Naiad (Mai Miyazaki) is a character appearing in comics published by DC Comics. She first appeared in Firestorm (vol. 2) #90 (October 1989), during the four-issue Elemental War storyline, and was created by John Ostrander and Tom Mandrake.

==Fictional character biography==
Mai Miyazaki is a Japanese environmentalist who is murdered by operatives of the Shogun Oil Company while protesting a drilling rig in the sea off the coast of Alaska. Miyazaki is reborn as the water elemental Naiad and destroys the drilling rig.

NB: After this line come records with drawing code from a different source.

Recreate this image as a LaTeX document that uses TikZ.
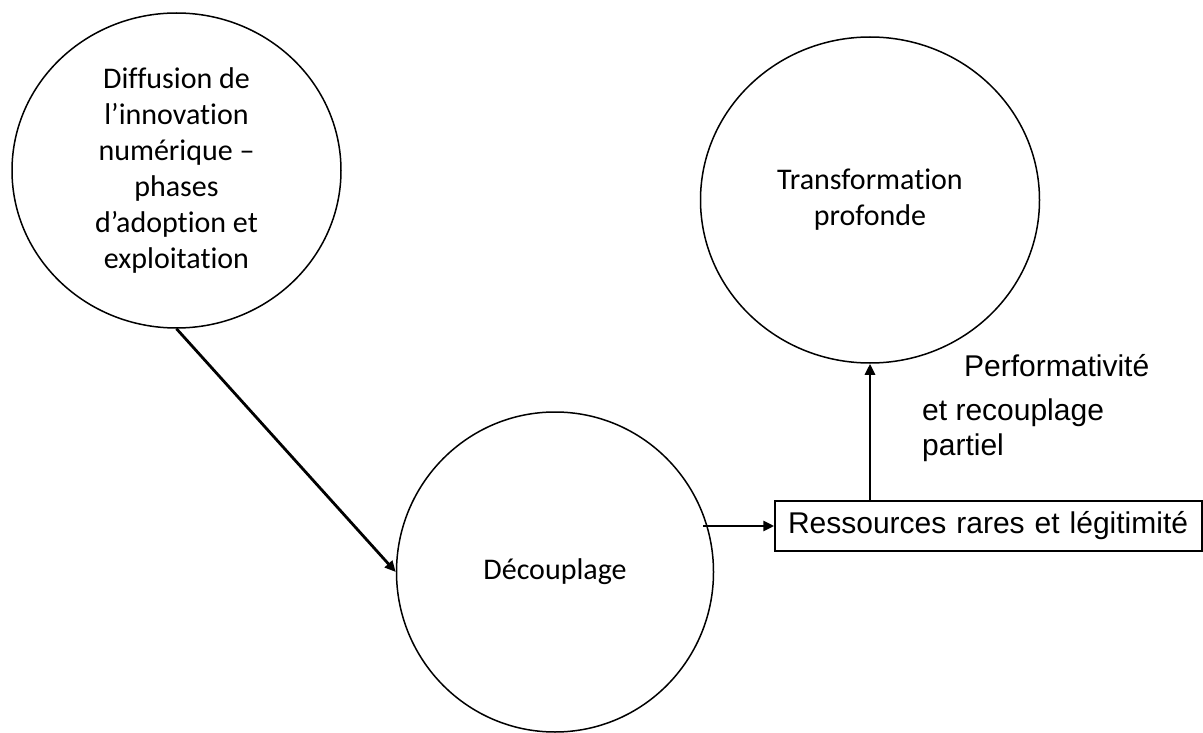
\documentclass[tikz,border=0pt]{standalone}
\usepackage{fontspec}
\setmainfont{Carlito}[Ligatures={NoCommon}]
\newfontfamily\arialf{Liberation Sans}
\usetikzlibrary{shapes.geometric,arrows.meta,calc}
\tikzset{
  bubble/.style={ellipse, draw=black, line width=1.5pt, inner sep=0pt, align=center,
    font=\fontsize{30}{36}\selectfont},
  arr/.style={line width=2.8pt, -{Triangle[length=11pt,width=10pt]}},
  rbox/.style={draw=black, line width=1.5pt, inner xsep=13pt, inner ysep=0pt,
    text width=401pt, minimum height=50pt, align=left,
    font=\arialf\fontsize{30}{36}\selectfont},
  lab/.style={anchor=base west, inner sep=0pt, font=\arialf\fontsize{30}{36}\selectfont}
}
\begin{document}
\begin{tikzpicture}[x=1pt,y=-1pt]
\useasboundingbox[fill=white] (0,0) rectangle (1203,733);
\node[bubble, minimum width=329pt, minimum height=315pt] (c1) at (176.5,170.5)
  {Diffusion de\\l’innovation\\numérique –\\phases\\d’adoption et\\exploitation};
\node[bubble, minimum width=317pt, minimum height=320pt] (c2) at (555,572) {Découplage};
\node[bubble, minimum width=339pt, minimum height=326pt] (c3) at (870,200)
  {Transformation\\profonde};
\node[rbox] (box) at (988.5,526) {Ressources rares et légitimité};
\node[lab] (l1) at (964,376) {Performativité};
\node[lab] (l2) at (922,420) {et recouplage};
\node[lab] (l3) at (922,455) {partiel};
\coordinate (hs) at ($(c2.east |- box.west)+(-11,0)$);
\draw[arr] (c1.south) -- (c2.west);
\draw[arr] (hs) -- (box.west);
\draw[arr] (box.north -| c3.south) -- (c3.south);
\end{tikzpicture}
\end{document}
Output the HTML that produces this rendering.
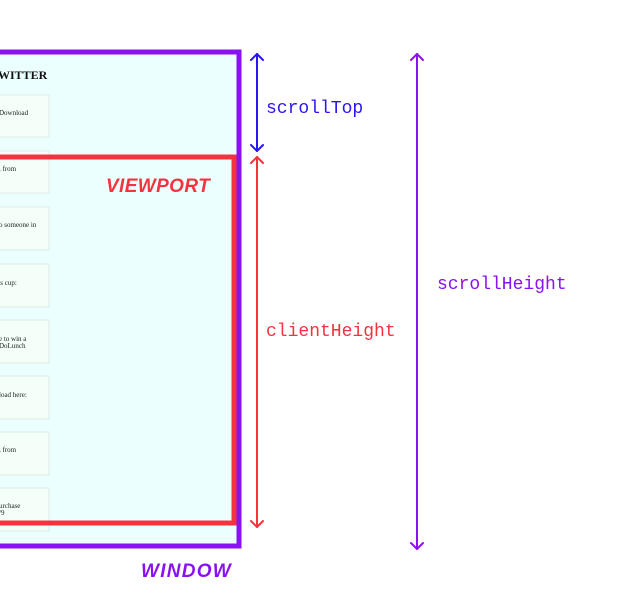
<!DOCTYPE html>
<html><head><style>
body{margin:0;background:#fff;}
svg{display:block}
.c{fill:#f3fff8;stroke:#dde8e4;stroke-width:1}
.t{font-family:"Liberation Serif",serif;font-size:7px;fill:#222}
.m{font-family:"Liberation Mono",monospace;font-size:18px}
.h{font-family:"Liberation Sans",sans-serif;font-weight:bold;font-style:italic;font-size:19px;letter-spacing:0.3px}
</style></head><body>
<svg width="639" height="592" viewBox="0 0 639 592" xmlns="http://www.w3.org/2000/svg">
<rect x="-10" y="52" width="249" height="494" fill="#ebffff"/>
<text x="-2" y="79" font-family="Liberation Serif,serif" font-weight="bold" font-size="12" fill="#111">WITTER</text>
<g>
<rect class="c" x="-10" y="95" width="59" height="42"/><text class="t" x="-1" y="115">Download</text>
<rect class="c" x="-10" y="151" width="59" height="42"/><text class="t" x="-1" y="171">, from</text>
<rect class="c" x="-10" y="207" width="59" height="43"/><text class="t" x="-1" y="227">o someone in</text>
<rect class="c" x="-10" y="264" width="59" height="43"/><text class="t" x="-1" y="285">'s cup:</text>
<rect class="c" x="-10" y="320" width="59" height="43"/><text class="t" x="-1" y="341">e to win a</text><text class="t" x="-1" y="348">DoLunch</text>
<rect class="c" x="-10" y="376" width="59" height="43"/><text class="t" x="-1" y="397">load here:</text>
<rect class="c" x="-10" y="432" width="59" height="43"/><text class="t" x="-1" y="452">, from</text>
<rect class="c" x="-10" y="488" width="59" height="43"/><text class="t" x="-1" y="508">urchase</text><text class="t" x="-1" y="515">/9</text>
</g>
<rect x="-10" y="52" width="249" height="494" fill="none" stroke="#8a12f0" stroke-width="5"/>
<rect x="-10" y="157" width="244" height="366" fill="none" stroke="#f5333f" stroke-width="5"/>
<text class="h" x="106" y="192" fill="#f5333f" textLength="104">VIEWPORT</text>
<text class="h" x="141" y="577" fill="#8a12f0" textLength="90">WINDOW</text>
<g fill="none" stroke-width="2" stroke-linecap="round" stroke-linejoin="round">
<g stroke="#2a16f0"><line x1="257" y1="54" x2="257" y2="151"/><polyline points="251,60 257,54 263,60"/><polyline points="251,145 257,151 263,145"/></g>
<g stroke="#f5333f"><line x1="257" y1="157" x2="257" y2="527"/><polyline points="251,163 257,157 263,163"/><polyline points="251,521 257,527 263,521"/></g>
<g stroke="#8a12f0"><line x1="417" y1="54" x2="417" y2="549"/><polyline points="411,60 417,54 423,60"/><polyline points="411,543 417,549 423,543"/></g>
</g>
<text class="m" x="266" y="113" fill="#2a16f0">scrollTop</text>
<text class="m" x="266" y="336" fill="#f5333f">clientHeight</text>
<text class="m" x="437" y="289" fill="#8a12f0">scrollHeight</text>
</svg>
</body></html>
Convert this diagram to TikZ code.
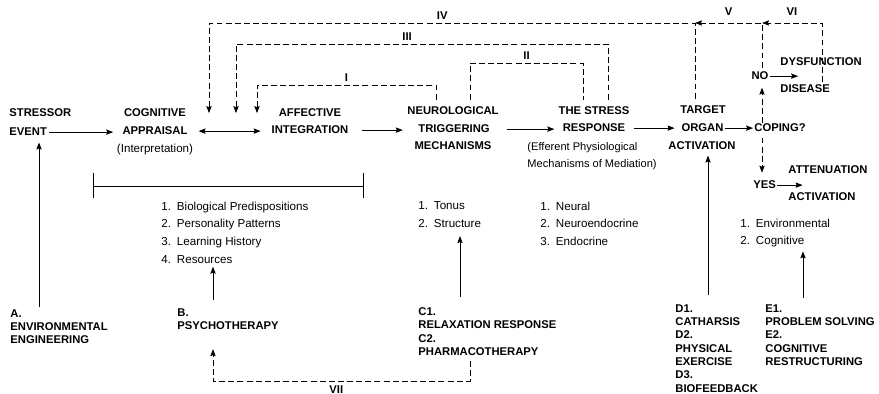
\documentclass[tikz,border=0pt]{standalone}
\usepackage{fontspec}
\setmainfont{Liberation Sans}
\usetikzlibrary{arrows.meta}

\tikzset{
	lbl/.style={font=\bfseries\fontsize{6.4}{7.6}\selectfont,inner sep=0pt},
	lst/.style={font=\fontsize{6.6}{10}\selectfont,inner sep=0pt,align=left,anchor=north west},
	blk/.style={lbl,align=left,anchor=north west},
	fb/.style={dash pattern=on 3.4pt off 1.8pt},
	tag/.style={lbl,inner sep=1.5pt}
}

\begin{document}
\begin{tikzpicture}[x=0.02cm,y=-0.02cm,line width=0.55pt,>={Stealth[length=4pt,width=3pt,inset=0.6pt]}]
		\useasboundingbox (0,0) rectangle (879,394);

		\node[lbl,anchor=base west] (stressor) at (9,117) {STRESSOR};
		\node[lbl,anchor=base west] (event) at (9,136) {EVENT};
		\node[lbl,anchor=base] (cognitive) at (155,117) {COGNITIVE};
		\node[lbl,anchor=base] (appraisal) at (155,135) {APPRAISAL};
		\node[lst,anchor=base] (interp) at (155,153) {(Interpretation)};
		\node[lbl,anchor=base] (affective) at (310,117) {AFFECTIVE};
		\node[lbl,anchor=base] (integration) at (310,134) {INTEGRATION};
		\node[lbl,anchor=base] (neuro) at (453,115) {NEUROLOGICAL};
		\node[lbl,anchor=base] (triggering) at (454,133) {TRIGGERING};
		\node[lbl,anchor=base] (mechanisms) at (453,150) {MECHANISMS};
		\node[lbl,anchor=base] (thestress) at (594,115) {THE STRESS};
		\node[lbl,anchor=base] (response) at (594,132) {RESPONSE};
		\node[lst,font=\fontsize{6.3}{9.6}\selectfont] (efferent) at (527,142) {(Efferent Physiological\\Mechanisms of Mediation)};
		\node[lbl,anchor=base] (target) at (703,114) {TARGET};
		\node[lbl,anchor=base] (organ) at (702.5,132) {ORGAN};
		\node[lbl,anchor=base] (activation) at (702,150) {ACTIVATION};
		\node[lbl,anchor=base west] (coping) at (754,132) {COPING?};
		\node[lbl,anchor=base] (no) at (760,80) {NO};
		\node[lbl,anchor=base west] (dysfunction) at (780,66) {DYSFUNCTION};
		\node[lbl,anchor=base west] (disease) at (780,93) {DISEASE};
		\node[lbl,anchor=base west] (yes) at (753,189) {YES};
		\node[lbl,anchor=base west] (attenuation) at (788,174) {ATTENUATION};
		\node[lbl,anchor=base west] (activ) at (788,201) {ACTIVATION};

		\node[lst] (lstB) at (161,201.5) {1.\enspace Biological Predispositions\\2.\enspace Personality Patterns\\3.\enspace Learning History\\4.\enspace Resources};
		\node[lst] (lstC) at (418,201.5) {1.\enspace Tonus\\2.\enspace Structure};
		\node[lst] (lstN) at (540,201.5) {1.\enspace Neural\\2.\enspace Neuroendocrine\\3.\enspace Endocrine};
		\node[lst] (lstE) at (740,218.5) {1.\enspace Environmental\\2.\enspace Cognitive};

		\node[blk] (envA) at (10,309) {A.\\ENVIRONMENTAL\\ENGINEERING};
		\node[blk] (psyB) at (177,308) {B.\\PSYCHOTHERAPY};
		\node[blk] (cblk) at (418,307) {C1.\\RELAXATION RESPONSE\\C2.\\PHARMACOTHERAPY};
		\node[blk] (dblk) at (675,304) {D1.\\CATHARSIS\\D2.\\PHYSICAL\\EXERCISE\\D3.\\BIOFEEDBACK};
		\node[blk] (eblk) at (765,304) {E1.\\PROBLEM SOLVING\\E2.\\COGNITIVE\\RESTRUCTURING};

		\draw[->,shorten <=1pt,shorten >=5pt] (event.east) -- (event.east -| appraisal.west);
		\draw[<->,shorten <=6pt,shorten >=6pt] (appraisal.east) -- (appraisal.east -| integration.west);
		\draw[->,shorten <=7.4pt,shorten >=2.3pt] (integration.east) -- (integration.east -| neuro.west);
		\draw[->,shorten <=4.5pt,shorten >=4.5pt] (triggering.east -| neuro.east) -- (triggering.east -| response.west);
		\draw[->,shorten <=4.5pt,shorten >=3.7pt] (response.east) -- (response.east -| organ.west);
		\draw[->,shorten <=0.8pt,shorten >=0.5pt] (organ.east) -- (organ.east -| coping.west);
		\draw[->,shorten <=0.5pt,shorten >=4pt] (no.east) -- (no.east -| disease.south);
		\draw[->,shorten <=0.5pt,shorten >=11pt] (yes.east) -- (yes.east -| activ.south);

		\draw (93,173) -- (93,198) (93,186) -- (363,186) (363,173) -- (363,198);

		\draw[->,shorten <=1pt,shorten >=3.4pt] (39,0 |- envA.north) -- (39,0 |- event.south);
		\draw[->,shorten <=4.5pt,shorten >=1.7pt] (213,0 |- psyB.north) -- (213,0 |- lstB.south);
		\draw[->,shorten <=5.7pt,shorten >=4.5pt] (460,0 |- cblk.north) -- (460,0 |- lstC.south);
		\draw[->,shorten <=5.1pt,shorten >=2.8pt] (708,0 |- dblk.north) -- (708,0 |- activation.south);
		\draw[->,shorten <=3.4pt,shorten >=2pt] (803,0 |- eblk.north) -- (803,0 |- lstE.south);

		\draw[fb,->,shorten <=4pt] (436,0 |- neuro.north) |- (257,85) node[tag,pos=.75,above]{I} -- (257,0 |- cognitive.east);
		\draw[fb,shorten <=4pt,shorten >=4pt] (470,0 |- neuro.north) |- (583,63) node[tag,pos=.75,above]{II} -- (583,0 |- thestress.north);
		\draw[fb,->,shorten <=4pt] (608,0 |- thestress.north) |- (236,44) node[tag,pos=.77,above]{III} -- (236,0 |- cognitive.east);
		\draw[fb,->,shorten <=4pt] (695,0 |- target.north) |- (209,23) node[tag,pos=.76,above]{IV} -- (209,0 |- cognitive.east);
		\draw[fb,->,shorten <=2.3pt] (762,0 |- no.north) |- (695,23) node[tag,pos=.75,above=2.5pt]{V};
		\draw[fb,->,shorten <=1.5pt] (822,0 |- disease.north) |- (762,23) node[tag,pos=.75,above=2.5pt]{VI};
		\draw[fb,->,shorten <=0.5pt,shorten >=4pt] (762,0 |- coping.north) -- (762,0 |- no.south);
		\draw[fb,->,shorten <=2.8pt,shorten >=4.5pt] (762,0 |- coping.south) -- (762,0 |- yes.north);
		\draw[fb,->,shorten <=2.8pt,shorten >=10.8pt] (470,0 |- cblk.south) |- (213,381) node[tag,pos=.76,below=1pt]{VII} -- (213,0 |- psyB.south);
\end{tikzpicture}
\end{document}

Enraged and out of control, Naiad attacks Firestorm, the fire elemental.

Swamp Thing begins looking for Firestorm because his attempts to terraform an African desert valley have affected the Green, a force connecting plant life. Firestorm is able to temporarily calm Naiad and Red Tornado, both of whom have been driven mad by pollution. However, the two quickly return to normal, bury Firestorm underwater, and head for Japan, intending to kill its entire population. A drowning Firestorm is contacted by Maya the "Earth Mother", who tells him that she created him and the three other elementals to guard nature and force humanity to evolve. Swamp Thing saves Firestorm from drowning; the two head to Tokyo, intent on stopping Naiad and Red Tornado. Firestorm recounts his meeting with Maya to the other elementals, who are convinced to stand down.

==Powers and abilities==
Naiad is Earth's current Water Elemental. She possesses the ability to control all water in her immediate vicinity, as well as teleport by manifesting in small or large bodies of water anywhere on Earth.

== In other media ==
Naiad appears as a character summon in Scribblenauts Unmasked: A DC Comics Adventure.